CRAN’s rejection was not a matter of whim or caprice. The authority acted under existing telecommunications statutes and licensing frameworks, including the controversial requirement for 51% Namibian ownership.
To castigate CRAN as an obstacle to progress is to miss the point entirely. The agency is not the architect of these laws - it is their guardian.
Many critics have implied that regulators should simply ignore statutory obligations to accommodate powerful foreign interests. This is both dangerous and fundamentally misguided. To treat CRAN as the villain is to misunderstand its role entirely.
If Namibians genuinely believe that the 51% local equity requirement or other legal provisions are outdated or restrictive, the proper path is to engage in the legislative process, challenge the statutes in court, or advocate for reform. Only once the structural legal obstacles are removed can decisions like CRAN’s be meaningfully challenged. Until that happens, all the outrage and speculation serve little purpose beyond generating headlines and social media commentary.

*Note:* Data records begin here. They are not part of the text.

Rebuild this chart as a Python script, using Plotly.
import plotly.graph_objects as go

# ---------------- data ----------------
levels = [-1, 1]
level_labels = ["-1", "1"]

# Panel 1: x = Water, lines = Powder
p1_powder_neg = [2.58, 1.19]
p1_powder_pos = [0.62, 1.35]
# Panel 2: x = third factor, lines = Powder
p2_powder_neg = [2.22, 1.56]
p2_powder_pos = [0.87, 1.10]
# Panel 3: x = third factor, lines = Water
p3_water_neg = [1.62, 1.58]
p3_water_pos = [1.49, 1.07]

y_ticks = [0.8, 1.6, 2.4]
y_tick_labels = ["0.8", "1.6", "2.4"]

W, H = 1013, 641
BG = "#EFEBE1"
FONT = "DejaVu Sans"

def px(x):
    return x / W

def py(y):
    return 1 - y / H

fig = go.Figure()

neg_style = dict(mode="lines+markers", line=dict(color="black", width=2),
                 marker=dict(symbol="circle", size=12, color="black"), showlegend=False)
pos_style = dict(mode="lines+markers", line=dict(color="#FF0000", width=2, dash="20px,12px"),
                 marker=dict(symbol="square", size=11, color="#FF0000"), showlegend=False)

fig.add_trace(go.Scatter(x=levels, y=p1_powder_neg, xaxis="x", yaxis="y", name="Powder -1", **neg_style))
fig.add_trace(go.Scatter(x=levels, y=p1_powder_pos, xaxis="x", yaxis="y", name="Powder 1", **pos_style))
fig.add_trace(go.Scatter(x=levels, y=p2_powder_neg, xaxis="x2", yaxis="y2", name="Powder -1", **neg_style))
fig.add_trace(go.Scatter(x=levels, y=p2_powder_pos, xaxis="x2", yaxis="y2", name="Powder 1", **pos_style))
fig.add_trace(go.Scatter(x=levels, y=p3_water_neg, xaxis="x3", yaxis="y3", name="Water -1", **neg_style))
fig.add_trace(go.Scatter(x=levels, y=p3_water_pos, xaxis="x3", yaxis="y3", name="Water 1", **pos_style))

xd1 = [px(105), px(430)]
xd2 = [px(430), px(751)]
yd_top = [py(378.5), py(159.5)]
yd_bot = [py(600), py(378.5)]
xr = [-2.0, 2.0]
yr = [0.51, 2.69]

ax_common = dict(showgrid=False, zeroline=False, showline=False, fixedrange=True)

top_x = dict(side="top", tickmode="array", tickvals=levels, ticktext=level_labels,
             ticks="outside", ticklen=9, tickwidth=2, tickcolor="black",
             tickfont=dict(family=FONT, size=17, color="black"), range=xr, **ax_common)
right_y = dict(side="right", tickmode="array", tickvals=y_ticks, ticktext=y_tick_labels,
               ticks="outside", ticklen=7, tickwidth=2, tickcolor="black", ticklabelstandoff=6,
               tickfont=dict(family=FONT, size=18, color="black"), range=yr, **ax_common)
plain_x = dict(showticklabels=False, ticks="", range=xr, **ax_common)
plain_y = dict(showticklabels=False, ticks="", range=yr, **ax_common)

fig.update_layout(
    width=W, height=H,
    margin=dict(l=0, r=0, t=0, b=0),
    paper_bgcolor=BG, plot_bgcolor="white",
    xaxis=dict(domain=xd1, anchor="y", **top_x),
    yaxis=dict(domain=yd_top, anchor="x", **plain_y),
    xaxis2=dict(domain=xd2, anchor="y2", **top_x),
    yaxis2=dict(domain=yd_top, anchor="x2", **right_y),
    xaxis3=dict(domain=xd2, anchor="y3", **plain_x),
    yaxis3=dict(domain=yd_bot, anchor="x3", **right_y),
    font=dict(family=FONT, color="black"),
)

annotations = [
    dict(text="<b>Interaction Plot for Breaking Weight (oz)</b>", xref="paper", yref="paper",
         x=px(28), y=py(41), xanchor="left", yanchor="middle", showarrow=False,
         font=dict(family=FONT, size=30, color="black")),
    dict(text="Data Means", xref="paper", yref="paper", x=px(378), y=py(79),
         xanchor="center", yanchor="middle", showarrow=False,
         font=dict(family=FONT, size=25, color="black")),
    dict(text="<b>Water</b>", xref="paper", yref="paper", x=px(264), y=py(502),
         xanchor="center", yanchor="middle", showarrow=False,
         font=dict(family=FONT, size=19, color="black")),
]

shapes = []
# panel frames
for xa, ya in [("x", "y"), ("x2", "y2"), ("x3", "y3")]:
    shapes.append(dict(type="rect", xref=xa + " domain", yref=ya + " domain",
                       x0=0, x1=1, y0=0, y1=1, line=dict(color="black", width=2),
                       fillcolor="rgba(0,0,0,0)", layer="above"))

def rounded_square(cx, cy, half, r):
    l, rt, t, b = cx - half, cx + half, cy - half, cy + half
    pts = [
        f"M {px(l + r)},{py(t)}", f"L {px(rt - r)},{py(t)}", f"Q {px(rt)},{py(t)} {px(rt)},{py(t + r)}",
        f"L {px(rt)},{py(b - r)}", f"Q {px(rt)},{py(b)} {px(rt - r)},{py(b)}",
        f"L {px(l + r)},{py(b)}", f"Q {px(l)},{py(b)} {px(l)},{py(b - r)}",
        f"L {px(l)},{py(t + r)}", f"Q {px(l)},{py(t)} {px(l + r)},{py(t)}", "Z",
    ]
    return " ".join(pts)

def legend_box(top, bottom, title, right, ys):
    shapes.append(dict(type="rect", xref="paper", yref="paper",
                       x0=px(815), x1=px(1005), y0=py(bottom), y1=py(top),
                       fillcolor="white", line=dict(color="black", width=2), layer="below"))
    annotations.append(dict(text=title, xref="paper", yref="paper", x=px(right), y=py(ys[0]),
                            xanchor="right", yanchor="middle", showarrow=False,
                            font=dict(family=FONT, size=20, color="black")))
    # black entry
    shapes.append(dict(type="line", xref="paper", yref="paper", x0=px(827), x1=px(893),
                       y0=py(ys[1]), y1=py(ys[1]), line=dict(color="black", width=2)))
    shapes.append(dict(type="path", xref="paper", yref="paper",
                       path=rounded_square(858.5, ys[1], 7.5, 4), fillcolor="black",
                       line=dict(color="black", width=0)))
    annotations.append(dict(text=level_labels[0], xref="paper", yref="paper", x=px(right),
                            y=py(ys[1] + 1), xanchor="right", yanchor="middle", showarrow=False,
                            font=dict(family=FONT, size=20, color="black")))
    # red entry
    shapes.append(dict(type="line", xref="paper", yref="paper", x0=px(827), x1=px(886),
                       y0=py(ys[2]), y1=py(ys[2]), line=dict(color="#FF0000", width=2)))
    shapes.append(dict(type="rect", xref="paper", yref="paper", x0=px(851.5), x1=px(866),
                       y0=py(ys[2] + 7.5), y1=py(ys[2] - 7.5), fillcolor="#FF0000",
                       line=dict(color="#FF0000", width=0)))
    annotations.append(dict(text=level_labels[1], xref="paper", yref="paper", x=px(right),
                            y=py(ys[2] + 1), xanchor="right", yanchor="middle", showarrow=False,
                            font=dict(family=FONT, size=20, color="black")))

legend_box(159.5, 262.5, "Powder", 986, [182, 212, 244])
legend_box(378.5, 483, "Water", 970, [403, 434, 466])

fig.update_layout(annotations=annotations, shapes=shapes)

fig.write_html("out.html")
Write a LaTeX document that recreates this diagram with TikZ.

The lesson here is simple. If the goal is connectivity, investment, or innovation, Namibians must first focus on the legal framework. Reform the laws, clear the statutory hurdles, and then engage with regulators in good faith.
CRAN’s decision was lawful. The debate should now shift from blaming the regulator to examining the laws themselves, asking whether they truly serve Namibia’s long-term interests. Only then can discussions about foreign investment, innovation, and consumer benefit be meaningful.